Занимательная орфография - [44]
Фонемный принцип благодушно говорит: можете писать букву А, можете — О: я и то, и другое позволяю. Видите фонемную транскрипцию? Там показано, что есть основания и для той, и для другой орфограммы. Ряд [ъ — а] годится и для фонемы <а>, и для фонемы [о].
Но нельзя же это слово писать сразу с двумя буквами:
Приходится в дополнение к фонемному звать на помощь другой принцип — традиционный. По фонемному принципу можно писать и О, и А. Традиционно избираем О: сОбака. А в слове сапог традиция избирает из двух фонемных возможностей А: сАпог.
(Подумайте, почему надо считать, что в слове сапог буква А избрана по фонемно-традиционному принципу.)
Но традиционные написания в то же время и иероглифичны. Вспомним: иероглиф ничего не говорит о составе слова. И здесь у нас: состав корня
не сообщает, какая фонема из двух допустимых главнее: <а> или <о>. Мы решили, следуя письменной традиции, что главнее <о>, пишем сОбака. Но такой выбор никак, не подсказан составом корня, то есть иероглифичен.Если слово пишется по фонемно-традиционному принципу, приходится запоминать его буквенный мундир. Без всякой проверки. Что поделаешь!
Полупшённый злорадствует
Тут является злорадный, ухмыляющийся Полупшённый:
— Вот оно! Обнаружилось! Научно говоря — выявилось. Скрывали-скрывали, да проговорились… Правда всегда, значит, так она правда и есть.

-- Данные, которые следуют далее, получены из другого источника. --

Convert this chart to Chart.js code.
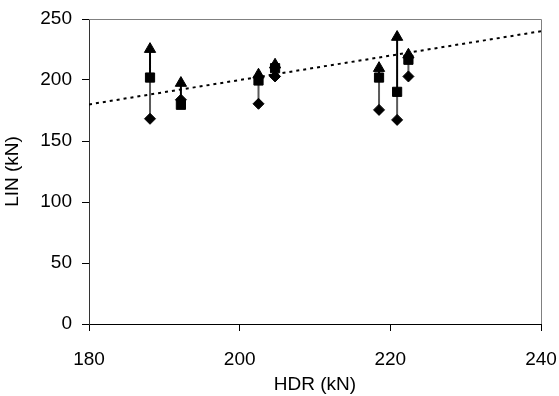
<!DOCTYPE html>
<html>
<head>
<meta charset="utf-8">
<script src="https://cdn.jsdelivr.net/npm/chart.js@4/dist/chart.umd.min.js"></script>
<style>
  body { margin: 0; background: #fff; }
</style>
</head>
<body>
<canvas id="chart-1" width="559" height="396"></canvas>
<script>
/************************ data ******************************************************/

const hdr = [188.1, 192.2, 202.5, 204.7, 218.5, 220.9, 222.4];
const linMax = [225.3, 197.5, 204.3, 212.5, 209.7, 235.2, 220.7]; // triangles
const linMid = [202.0, 179.7, 199.6, 209.7, 202.0, 190.3, 216.6]; // squares
const linMin = [168.2, 183.8, 180.5, 202.9, 175.5, 167.3, 202.9]; // diamonds
const refLine = [180, 240]; // LIN = HDR
const xTicks = [180, 200, 220, 240];
const yTicks = [0, 50, 100, 150, 200, 250];

function pts(ys) {
  return hdr.map((x, i) => ({ x: x, y: ys[i] }));
}

// vertical bars, broken by nulls between groups
function bars(a, b) {
  const out = [];
  hdr.forEach((x, i) => {
    out.push({ x: x, y: a[i] }, { x: x, y: b[i] }, { x: x, y: null });
  });
  return out;
}

const font = { family: "'Liberation Sans', Arial, sans-serif", size: 19 };

/************************ plot border (top and right) *********************************/
const frame = {
  id: "frame",
  afterDatasetsDraw(chart) {
    const a = chart.chartArea;
    const c = chart.ctx;
    c.save();
    c.strokeStyle = "#808080";
    c.lineWidth = 1;
    c.beginPath();
    c.moveTo(a.left, a.top + 0.5);
    c.lineTo(a.right + 0.5, a.top + 0.5);
    c.lineTo(a.right + 0.5, a.bottom);
    c.stroke();
    c.restore();
  },
};

const ctx1 = document.getElementById("chart-1").getContext("2d");
const myChart1 = new Chart(ctx1, {
  type: "scatter",
  data: {
    datasets: [
      {
        label: "1:1",
        data: refLine.map((v) => ({ x: v, y: v })),
        showLine: true,
        borderColor: "#000",
        borderWidth: 2,
        borderDash: [3, 4],
        pointRadius: 0,
        order: 20,
      },
      {
        label: "upper",
        data: bars(linMid, linMax),
        showLine: true,
        spanGaps: false,
        borderColor: "#000",
        borderWidth: 2,
        pointRadius: 0,
        order: 10,
      },
      {
        label: "lower",
        data: bars(linMin, linMid),
        showLine: true,
        spanGaps: false,
        borderColor: "#5a5a5a",
        borderWidth: 2,
        pointRadius: 0,
        order: 11,
      },
      {
        label: "min",
        data: pts(linMin),
        pointStyle: "rectRot",
        pointRadius: 5.5,
        backgroundColor: "#000",
        borderColor: "#000",
        borderWidth: 1,
        order: 3,
      },
      {
        label: "mid",
        data: pts(linMid),
        pointStyle: "rect",
        pointRadius: 6.5,
        backgroundColor: "#000",
        borderColor: "#000",
        borderWidth: 1,
        order: 2,
      },
      {
        label: "max",
        data: pts(linMax),
        pointStyle: "triangle",
        pointRadius: 6.5,
        backgroundColor: "#000",
        borderColor: "#000",
        borderWidth: 1,
        order: 1,
      },
    ],
  },
  options: {
    responsive: false,
    animation: false,
    layout: {
      padding: { top: 19, right: 18, left: 0, bottom: 0 },
    },
    plugins: {
      legend: { display: false },
      tooltip: { enabled: false },
    },
    scales: {
      x: {
        type: "linear",
        min: xTicks[0],
        max: xTicks[xTicks.length - 1],
        afterBuildTicks: (s) => { s.ticks = xTicks.map((v) => ({ value: v })); },
        afterFit: (s) => {
          s.height = 72;
          s.paddingLeft = 0;
          s.paddingRight = 0;
        },
        ticks: { color: "#000", font: font, padding: 17, maxRotation: 0 },
        grid: { drawOnChartArea: false, tickLength: 7, color: "#000" },
        border: { color: "#000", width: 1 },
        title: {
          display: true,
          text: "HDR (kN)",
          color: "#000",
          font: font,
          padding: { top: 0, bottom: 0 },
        },
      },
      y: {
        type: "linear",
        min: yTicks[0],
        max: yTicks[yTicks.length - 1],
        afterBuildTicks: (s) => { s.ticks = yTicks.map((v) => ({ value: v })); },
        afterFit: (s) => {
          s.width = 89;
          s.paddingTop = 0;
          s.paddingBottom = 0;
        },
        ticks: { color: "#000", font: font, padding: 10 },
        grid: { drawOnChartArea: false, tickLength: 7, color: "#000" },
        border: { color: "#333", width: 1 },
        title: {
          display: true,
          text: "LIN (kN)",
          color: "#000",
          font: font,
          padding: { top: 1, bottom: 0 },
        },
      },
    },
  },
  plugins: [frame],
});
</script>
</body>
</html>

— Объяснитесь, Иван Семеныч, понятнее.
— Объяснюсь! Слова эти… орфограммы… их, выходит, надо учить? Где А, где О? Где другие буквы? Тогда зачем весь этот разговор про фонемы? Огород городить? Все просто: учи каждое слово, из каких оно букв, и пиши на здоровье. А то — разговоры разводят; надо сразу сказать: как принято, так и запомни, и пиши давай. Без всяких штук.
— Иван Семеныч, а как на вокзале? Камеры хранения? Автоматические?
— Это ты к чему?
— А вот к чему: положи в камеру свой чемодан, закрой дверцу и набери шифр. Запомни его. Только ты и знаешь шифр. Наберешь его опять — камера откроется.
— Да знаю я эти автоматические! Этот шифр, понимаешь, и самому легко забыть.
— А я так. Возьму номер моего дома — две цифры, номер квартиры — две цифры, и у моего телефона — тоже две цифры, последние. Дом — квартира — телефон. У меня есть проверяемый ряд знаков — шифр камеры. Я могу его забыть. И проверочный ряд знаков — дом, квартира, телефон; я его всегда могу вспомнить, научно говоря, воспроизвести.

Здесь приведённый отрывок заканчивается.